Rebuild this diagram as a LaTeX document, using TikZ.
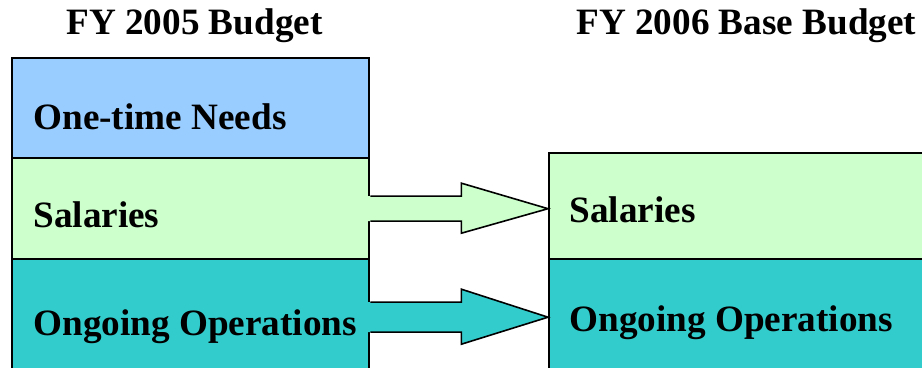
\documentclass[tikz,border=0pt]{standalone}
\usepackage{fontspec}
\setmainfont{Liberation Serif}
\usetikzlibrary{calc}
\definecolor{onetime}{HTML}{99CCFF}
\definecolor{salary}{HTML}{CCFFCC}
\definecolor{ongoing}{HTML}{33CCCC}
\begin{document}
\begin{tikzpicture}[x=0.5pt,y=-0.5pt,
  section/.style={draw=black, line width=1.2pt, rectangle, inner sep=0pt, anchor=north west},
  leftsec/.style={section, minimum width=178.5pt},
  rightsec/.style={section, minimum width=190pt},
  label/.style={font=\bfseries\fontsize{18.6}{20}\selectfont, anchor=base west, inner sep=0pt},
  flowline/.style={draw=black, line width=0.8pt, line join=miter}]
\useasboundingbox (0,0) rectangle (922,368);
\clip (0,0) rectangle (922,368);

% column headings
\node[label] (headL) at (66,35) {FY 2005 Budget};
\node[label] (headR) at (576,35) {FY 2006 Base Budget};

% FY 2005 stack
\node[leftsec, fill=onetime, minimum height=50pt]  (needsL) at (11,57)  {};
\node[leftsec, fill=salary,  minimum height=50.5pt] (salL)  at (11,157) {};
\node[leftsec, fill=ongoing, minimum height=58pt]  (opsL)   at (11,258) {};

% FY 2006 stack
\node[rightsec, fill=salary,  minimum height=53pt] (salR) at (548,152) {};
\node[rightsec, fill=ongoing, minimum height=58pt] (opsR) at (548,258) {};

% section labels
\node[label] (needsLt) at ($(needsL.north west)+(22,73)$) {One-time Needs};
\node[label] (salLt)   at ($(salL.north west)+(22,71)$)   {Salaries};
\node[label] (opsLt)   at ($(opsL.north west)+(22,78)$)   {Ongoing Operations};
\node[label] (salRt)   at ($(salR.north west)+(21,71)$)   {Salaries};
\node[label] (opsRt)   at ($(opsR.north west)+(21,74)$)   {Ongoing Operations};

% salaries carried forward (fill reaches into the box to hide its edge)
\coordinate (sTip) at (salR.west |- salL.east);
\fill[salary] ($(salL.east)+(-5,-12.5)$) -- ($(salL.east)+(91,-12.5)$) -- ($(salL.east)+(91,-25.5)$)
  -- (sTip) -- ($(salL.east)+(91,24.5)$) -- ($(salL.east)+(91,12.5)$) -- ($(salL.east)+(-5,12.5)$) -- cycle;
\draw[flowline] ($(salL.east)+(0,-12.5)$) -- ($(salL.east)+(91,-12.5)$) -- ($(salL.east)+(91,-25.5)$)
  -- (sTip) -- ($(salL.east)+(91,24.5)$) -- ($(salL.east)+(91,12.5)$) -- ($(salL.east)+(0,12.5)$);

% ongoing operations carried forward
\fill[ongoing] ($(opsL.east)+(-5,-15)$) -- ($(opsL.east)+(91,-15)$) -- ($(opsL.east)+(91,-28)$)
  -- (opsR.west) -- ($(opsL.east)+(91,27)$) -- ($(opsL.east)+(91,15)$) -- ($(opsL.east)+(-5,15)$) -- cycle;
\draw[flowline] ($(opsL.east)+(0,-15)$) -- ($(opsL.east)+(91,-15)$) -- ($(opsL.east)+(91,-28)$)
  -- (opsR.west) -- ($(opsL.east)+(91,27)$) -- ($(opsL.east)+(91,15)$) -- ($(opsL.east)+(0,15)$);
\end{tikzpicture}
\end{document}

-----

Task goal: In your copy, leave out the pictures and reproduce the material above exactly.

The completed task:
Rebuild this diagram as a LaTeX document, using TikZ.
\documentclass[tikz,border=0pt]{standalone}
\usepackage{fontspec}
\setmainfont{Liberation Serif}
\usetikzlibrary{calc}
\definecolor{onetime}{HTML}{99CCFF}
\definecolor{salary}{HTML}{CCFFCC}
\definecolor{ongoing}{HTML}{33CCCC}
\begin{document}
\begin{tikzpicture}[x=0.5pt,y=-0.5pt,
  section/.style={draw=black, line width=1.2pt, rectangle, inner sep=0pt, anchor=north west},
  leftsec/.style={section, minimum width=178.5pt},
  rightsec/.style={section, minimum width=190pt},
  label/.style={font=\bfseries\fontsize{18.6}{20}\selectfont, anchor=base west, inner sep=0pt},
  flowline/.style={draw=black, line width=0.8pt, line join=miter}]
\useasboundingbox (0,0) rectangle (922,368);
\clip (0,0) rectangle (922,368);

% column headings
\node[label] (headL) at (66,35) {FY 2005 Budget};
\node[label] (headR) at (576,35) {FY 2006 Base Budget};

% FY 2005 stack
\node[leftsec, fill=onetime, minimum height=50pt]  (needsL) at (11,57)  {};
\node[leftsec, fill=salary,  minimum height=50.5pt] (salL)  at (11,157) {};
\node[leftsec, fill=ongoing, minimum height=58pt]  (opsL)   at (11,258) {};

% FY 2006 stack
\node[rightsec, fill=salary,  minimum height=53pt] (salR) at (548,152) {};
\node[rightsec, fill=ongoing, minimum height=58pt] (opsR) at (548,258) {};

% section labels
\node[label] (needsLt) at ($(needsL.north west)+(22,73)$) {One-time Needs};
\node[label] (salLt)   at ($(salL.north west)+(22,71)$)   {Salaries};
\node[label] (opsLt)   at ($(opsL.north west)+(22,78)$)   {Ongoing Operations};
\node[label] (salRt)   at ($(salR.north west)+(21,71)$)   {Salaries};
\node[label] (opsRt)   at ($(opsR.north west)+(21,74)$)   {Ongoing Operations};

% salaries carried forward (fill reaches into the box to hide its edge)
\coordinate (sTip) at (salR.west |- salL.east);
\fill[salary] ($(salL.east)+(-5,-12.5)$) -- ($(salL.east)+(91,-12.5)$) -- ($(salL.east)+(91,-25.5)$)
  -- (sTip) -- ($(salL.east)+(91,24.5)$) -- ($(salL.east)+(91,12.5)$) -- ($(salL.east)+(-5,12.5)$) -- cycle;
\draw[flowline] ($(salL.east)+(0,-12.5)$) -- ($(salL.east)+(91,-12.5)$) -- ($(salL.east)+(91,-25.5)$)
  -- (sTip) -- ($(salL.east)+(91,24.5)$) -- ($(salL.east)+(91,12.5)$) -- ($(salL.east)+(0,12.5)$);

% ongoing operations carried forward
\fill[ongoing] ($(opsL.east)+(-5,-15)$) -- ($(opsL.east)+(91,-15)$) -- ($(opsL.east)+(91,-28)$)
  -- (opsR.west) -- ($(opsL.east)+(91,27)$) -- ($(opsL.east)+(91,15)$) -- ($(opsL.east)+(-5,15)$) -- cycle;
\draw[flowline] ($(opsL.east)+(0,-15)$) -- ($(opsL.east)+(91,-15)$) -- ($(opsL.east)+(91,-28)$)
  -- (opsR.west) -- ($(opsL.east)+(91,27)$) -- ($(opsL.east)+(91,15)$) -- ($(opsL.east)+(0,15)$);
\end{tikzpicture}
\end{document}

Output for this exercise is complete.